= Redtail Nature Awareness =

Redtail Nature Awareness is a Canadian nature retreat and wilderness education centre located near Scotsburn, Nova Scotia.

== History ==

In 1991, Redtail was founded by a husband and wife team concerned about environmental degradation. The Redtail Nature Awareness camp was established to provide a retreat and educational opportunity to inspire and teach all ages about nature, spirituality and humble living.

- Billy MacDonald
Billy is an environmental educator and mentor. Billy has worked with traditional Native Americans and in Inuit communities.
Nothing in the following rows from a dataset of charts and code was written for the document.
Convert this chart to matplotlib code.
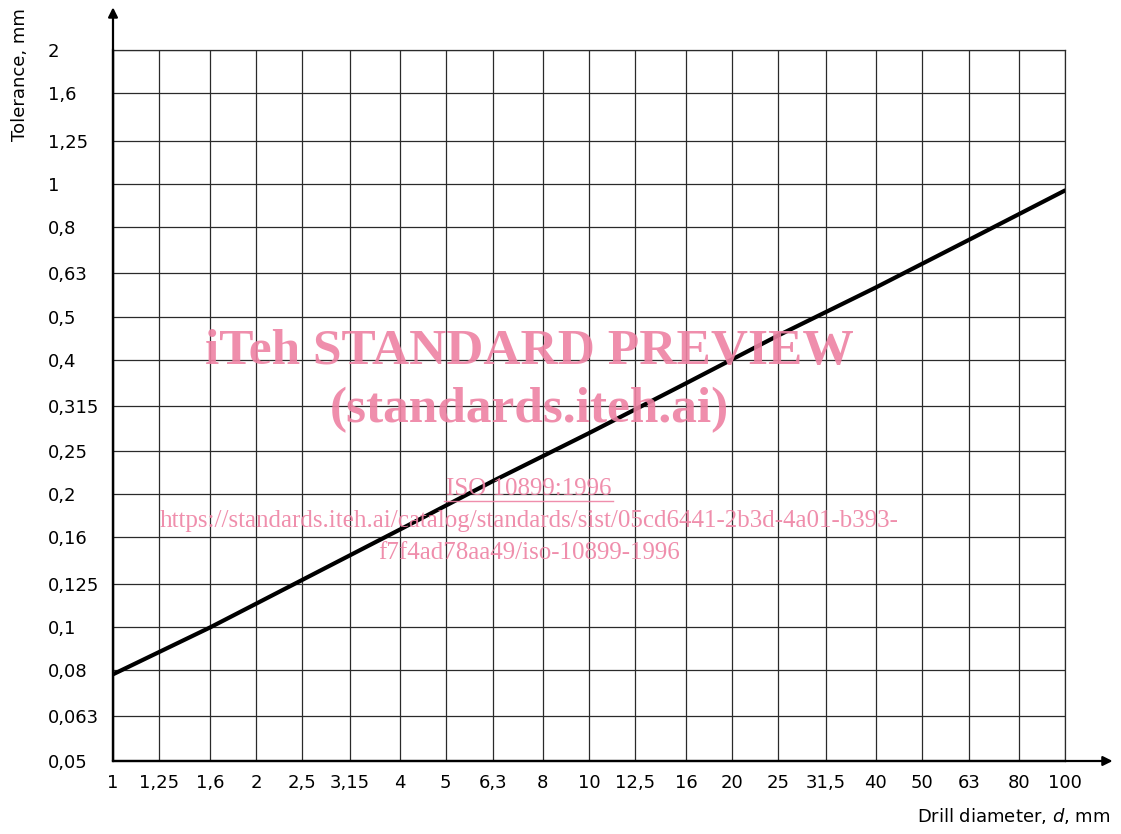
import numpy as np
from matplotlib import pyplot as plt

# R10 grid values (tick labels)
x_ticks = [1, 1.25, 1.6, 2, 2.5, 3.15, 4, 5, 6.3, 8, 10, 12.5, 16, 20, 25, 31.5, 40, 50, 63, 80, 100]
x_labels = ['1', '1,25', '1,6', '2', '2,5', '3,15', '4', '5', '6,3', '8', '10', '12,5', '16', '20',
            '25', '31,5', '40', '50', '63', '80', '100']
y_ticks = [0.05, 0.063, 0.08, 0.1, 0.125, 0.16, 0.2, 0.25, 0.315, 0.4, 0.5, 0.63, 0.8, 1, 1.25, 1.6, 2]
y_labels = ['0,05', '0,063', '0,08', '0,1', '0,125', '0,16', '0,2', '0,25', '0,315', '0,4', '0,5',
            '0,63', '0,8', '1', '1,25', '1,6', '2']

# tolerance curve
diameter = [1, 1.6, 2.5, 4, 6.3, 10, 16, 25, 40, 63, 100]
tolerance = [0.0784, 0.1, 0.128, 0.166, 0.214, 0.274, 0.355, 0.455, 0.583, 0.748, 0.965]

fig = plt.figure(figsize=(11.21, 8.34), dpi=100)
ax = fig.add_axes([113/1121, 1-761/834, (1065-113)/1121, (761-50)/834])

ax.set_xscale('log')
ax.set_yscale('log')
ax.set_xlim(1, 100)
ax.set_ylim(0.05, 2)
ax.set_xticks(x_ticks)
ax.set_xticklabels(x_labels)
ax.set_yticks(y_ticks)
ax.set_yticklabels(y_labels, ha='left')
ax.minorticks_off()
ax.tick_params(axis='x', length=0, pad=9, labelsize=13)
ax.tick_params(axis='y', length=0, pad=47, labelsize=13)
ax.grid(True, color='#2a2a2a', lw=0.9)

ax.plot(diameter, tolerance, color='black', lw=3, solid_capstyle='round', zorder=5)

for s in ['top', 'right']:
    ax.spines[s].set_linewidth(0.9)
    ax.spines[s].set_color('#2a2a2a')
for s in ['left', 'bottom']:
    ax.spines[s].set_linewidth(1.6)

# axis arrows
ax.annotate('', xy=(0, 1.06), xytext=(0, 0), xycoords='axes fraction',
            arrowprops=dict(arrowstyle='-|>', color='black', lw=1.6, mutation_scale=14,
                            shrinkA=0, shrinkB=0), annotation_clip=False)
ax.annotate('', xy=(1.05, 0), xytext=(0, 0), xycoords='axes fraction',
            arrowprops=dict(arrowstyle='-|>', color='black', lw=1.6, mutation_scale=14,
                            shrinkA=0, shrinkB=0), annotation_clip=False)

fig.text(20/1121, 1-75/834, 'Tolerance, mm', rotation=90, ha='center', va='center', fontsize=13)
fig.text(1110/1121, 1-816/834, r'Drill diameter, $d$, mm', ha='right', va='center', fontsize=13)

# watermark
pink = '#ee82a3'
fig.text(529/1121, 1-352/834, 'iTeh STANDARD PREVIEW', ha='center', va='center', fontsize=37,
         fontweight='bold', family='Liberation Serif', color=pink, alpha=0.9)
fig.text(529/1121, 1-410/834, '(standards.iteh.ai)', ha='center', va='center', fontsize=37,
         fontweight='bold', family='Liberation Serif', color=pink, alpha=0.9)
fig.text(529/1121, 1-489/834, 'ISO 10899:1996', ha='center', va='center', fontsize=18,
         family='Liberation Serif', color=pink, alpha=0.9)
fig.text(529/1121, 1-521/834, 'https://standards.iteh.ai/catalog/standards/sist/05cd6441-2b3d-4a01-b393-',
         ha='center', va='center', fontsize=18, family='Liberation Serif', color=pink, alpha=0.9)
fig.text(529/1121, 1-553/834, 'f7f4ad78aa49/iso-10899-1996', ha='center', va='center', fontsize=18,
         family='Liberation Serif', color=pink, alpha=0.9)
fig.lines.append(plt.Line2D([444/1121, 613/1121], [1-501/834, 1-501/834], transform=fig.transFigure,
                            color=pink, lw=1, alpha=0.9))

fig.savefig('out.png', dpi=100)
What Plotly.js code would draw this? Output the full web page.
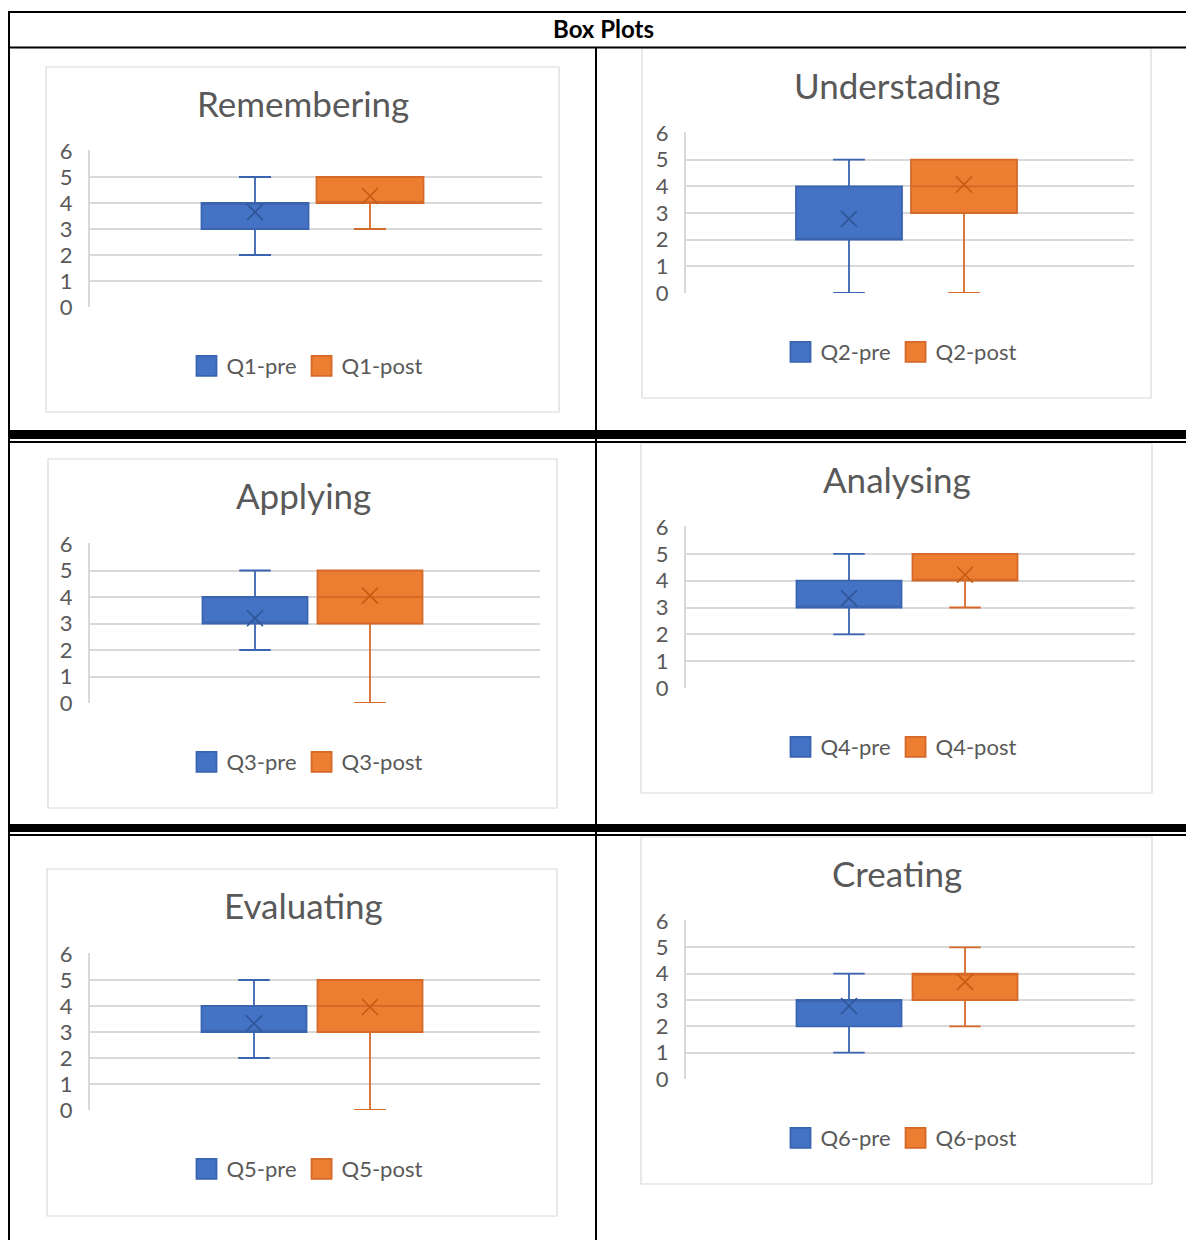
<!DOCTYPE html>
<html>
<head>
<meta charset="utf-8">
<script src="https://cdn.plot.ly/plotly-3.0.1.min.js"></script>
<style>html,body{margin:0;padding:0;background:#fff;}#chart{width:1186px;height:1240px;}</style>
</head>
<body>
<div id="chart"></div>
<script>
// ---------- data ----------
const pageTitle = 'Box Plots';
const categories = ['Remembering', 'Understading', 'Applying', 'Analysing', 'Evaluating', 'Creating'];
const preLabels  = ['Q1-pre', 'Q2-pre', 'Q3-pre', 'Q4-pre', 'Q5-pre', 'Q6-pre'];
const postLabels = ['Q1-post', 'Q2-post', 'Q3-post', 'Q4-post', 'Q5-post', 'Q6-post'];

const preMin    = [2, 0, 2, 2, 2, 1];
const preQ1     = [3, 2, 3, 3, 3, 2];
const preMedian = [4, 2, 3, 3, 3, 3];
const preQ3     = [4, 4, 4, 4, 4, 3];
const preMax    = [5, 5, 5, 5, 5, 4];
const preMean   = [3.65, 2.78, 3.2, 3.35, 3.33, 2.77];

const postMin    = [3, 0, 0, 3, 0, 2];
const postQ1     = [4, 3, 3, 4, 3, 3];
const postMedian = [4, 4, 4, 4, 4, 4];
const postQ3     = [5, 5, 5, 5, 5, 4];
const postMax    = [5, 5, 5, 5, 5, 5];
const postMean   = [4.27, 4.07, 4.05, 4.22, 3.96, 3.69];

const yTicks = [0, 1, 2, 3, 4, 5, 6];

// ---------- layout (pixel geometry, styles) ----------
const W = 1186, H = 1240;
const X = v => v / W;
const Y = v => 1 - v / H;
const FONT = 'Lato, "Open Sans", sans-serif';
const TXT = '#595959';
const GRID = '#D9D9D9';
const BLUE = '#4472C4', BLUE_LINE = '#3A64B0', BLUE_MARK = '#2F5597';
const ORANGE = '#ED7D31', ORANGE_LINE = '#D4692A', ORANGE_MARK = '#C55A11';
const YPAD = 0.02; // tiny headroom so the top gridline is drawn

// frame [x0,y0,x1,y1], plot [x0,y0,x1,y1] (y0 = value 6, y1 = value 0), title [cx,cy], legend [cx,cy], box centres, box width px
const geo = [
  {frame:[46,67,559,412],   plot:[90,151,542,307],   title:[303,103], legend:[307,366],  c:[255,370], bw:107},
  {frame:[642,48,1151,398], plot:[686,133,1134,293], title:[897,85],  legend:[901,352],  c:[849,964], bw:106},
  {frame:[48,459,557,808],  plot:[90,544,540,703],   title:[303,495], legend:[307,762],  c:[255,370], bw:105},
  {frame:[641,443,1152,793],plot:[686,527,1135,688], title:[897,479], legend:[901,747],  c:[849,965], bw:105},
  {frame:[47,869,557,1216], plot:[90,954,540,1110],  title:[303,905], legend:[307,1169], c:[254,370], bw:105},
  {frame:[641,837,1152,1184],plot:[686,921,1135,1079],title:[897,873], legend:[901,1138], c:[849,965], bw:105}
];

const traces = [];
const layout = {
  width: W, height: H,
  margin: {l:0, r:0, t:0, b:0},
  paper_bgcolor: '#fff', plot_bgcolor: 'rgba(0,0,0,0)',
  showlegend: true,
  font: {family: FONT, color: TXT},
  shapes: [], annotations: []
};

categories.forEach((cat, i) => {
  const n = i === 0 ? '' : String(i + 1);
  const g = geo[i];
  const xa = 'x' + n, ya = 'y' + n;
  const legName = 'legend' + n;
  const unit = g.c[1] - g.c[0];
  const [px0, py0, px1, py1] = g.plot;
  const pxPerVal = (py1 - py0) / 6;

  layout['xaxis' + n] = {
    domain: [X(px0), X(px1)], anchor: ya, type: 'category',
    categoryorder: 'array', categoryarray: [preLabels[i], postLabels[i]],
    range: [-(g.c[0] - px0) / unit, 1 + (px1 - g.c[1]) / unit],
    showgrid: false, zeroline: false, showline: false, showticklabels: false, ticks: '', fixedrange: true
  };
  layout['yaxis' + n] = {
    domain: [Y(py1), Y(py0 - YPAD * pxPerVal)], anchor: xa, range: [0, 6 + YPAD],
    tickmode: 'array', tickvals: yTicks, ticktext: yTicks.map(String),
    showgrid: true, gridcolor: GRID, gridwidth: 2,
    zeroline: false, showline: true, linecolor: GRID, linewidth: 2,
    ticks: '', ticklabelstandoff: 11,
    tickfont: {family: FONT, size: 22, color: TXT}, fixedrange: true
  };
  layout[legName] = {
    orientation: 'h', x: X(g.legend[0]), xanchor: 'center', y: Y(g.legend[1]), yanchor: 'middle',
    font: {family: FONT, size: 22, color: TXT}, bgcolor: 'rgba(0,0,0,0)', itemclick: false, itemdoubleclick: false,
    tracegroupgap: 0
  };

  const bw = g.bw / unit;
  traces.push({
    type: 'box', name: preLabels[i], x: [preLabels[i]], xaxis: xa, yaxis: ya, legend: legName,
    q1: [preQ1[i]], median: [preMedian[i]], q3: [preQ3[i]],
    lowerfence: [preMin[i]], upperfence: [preMax[i]],
    width: bw, whiskerwidth: 0.3, boxpoints: false,
    fillcolor: BLUE, line: {color: BLUE_LINE, width: 1.8}, hoverinfo: 'skip'
  });
  traces.push({
    type: 'box', name: postLabels[i], x: [postLabels[i]], xaxis: xa, yaxis: ya, legend: legName,
    q1: [postQ1[i]], median: [postMedian[i]], q3: [postQ3[i]],
    lowerfence: [postMin[i]], upperfence: [postMax[i]],
    width: bw, whiskerwidth: 0.3, boxpoints: false,
    fillcolor: ORANGE, line: {color: ORANGE_LINE, width: 1.8}, hoverinfo: 'skip'
  });
  traces.push({
    type: 'scatter', mode: 'markers', x: [preLabels[i], postLabels[i]], y: [preMean[i], postMean[i]],
    xaxis: xa, yaxis: ya, showlegend: false, hoverinfo: 'skip',
    marker: {symbol: 'x-thin-open', size: 16, color: [BLUE_MARK, ORANGE_MARK],
             line: {width: 1.6, color: [BLUE_MARK, ORANGE_MARK]}}
  });

  layout.shapes.push({type:'rect', xref:'paper', yref:'paper', layer:'below',
    x0: X(g.frame[0]), x1: X(g.frame[2]), y0: Y(g.frame[3]), y1: Y(g.frame[1]),
    line: {color: GRID, width: 1.2}, fillcolor: 'rgba(0,0,0,0)'});
  layout.annotations.push({text: cat, xref:'paper', yref:'paper', x: X(g.title[0]), y: Y(g.title[1]),
    xanchor:'center', yanchor:'middle', showarrow:false, font:{family: FONT, size: 35, color: TXT}});
});

// table rules
const line = (x0, y0, x1, y1, w) => ({type:'line', xref:'paper', yref:'paper',
  x0: X(x0), y0: Y(y0), x1: X(x1), y1: Y(y1), line:{color:'#000', width:w}});
const band = (y0, y1) => ({type:'rect', xref:'paper', yref:'paper',
  x0: X(8), x1: X(1186), y0: Y(y1), y1: Y(y0), line:{width:0}, fillcolor:'#000'});
layout.shapes.push(
  line(8, 12, 1186, 12, 2),
  line(8, 47.5, 1186, 47.5, 2),
  line(9, 11, 9, 1240, 2),
  line(596, 47, 596, 1240, 2),
  band(430, 439), line(8, 442, 1186, 442, 2),
  band(824, 832), line(8, 835, 1186, 835, 2)
);
layout.annotations.push({text: pageTitle, xref:'paper', yref:'paper', x: X(603), y: Y(28),
  xanchor:'center', yanchor:'middle', showarrow:false,
  font:{family: FONT, size: 24, color:'#000', weight: 700}});

Plotly.newPlot('chart', traces, layout, {staticPlot: true, displayModeBar: false}).then(gd => {
  gd.querySelectorAll('.legendpoints path').forEach(p => {
    p.setAttribute('d', 'M10,10H-10V-10H10Z');
  });
});
</script>
</body>
</html>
He has studied tracking and spiritual teaching and the teachings of deep ecology.

- Nova Annette Poirier
Nova worked mainly in the field of counseling and psychology prior to working with Redtail. Nova is involved in the study and practice of Shamanism.

== Programs ==

Redtail offers a whole host of programs and many of them are specialized. During the summer for youths, there are 4 basic programs. A program for 8- to 12-year-olds, a program for 13+ who have not attended Redtail before, a 13+ for previous attendees of Redtail and a solo quest program for 16- to 20-year-olds.

There are also about five adult programs that change yearly.

In addition to the fixed programs, public and private schools attend Redtail programs throughout the year. Most notably The Shambhala School has attended for nearly a decade.

The programs include meditation, nature education, smudging ceremonies, hiking, swimming, tracking and other related activities.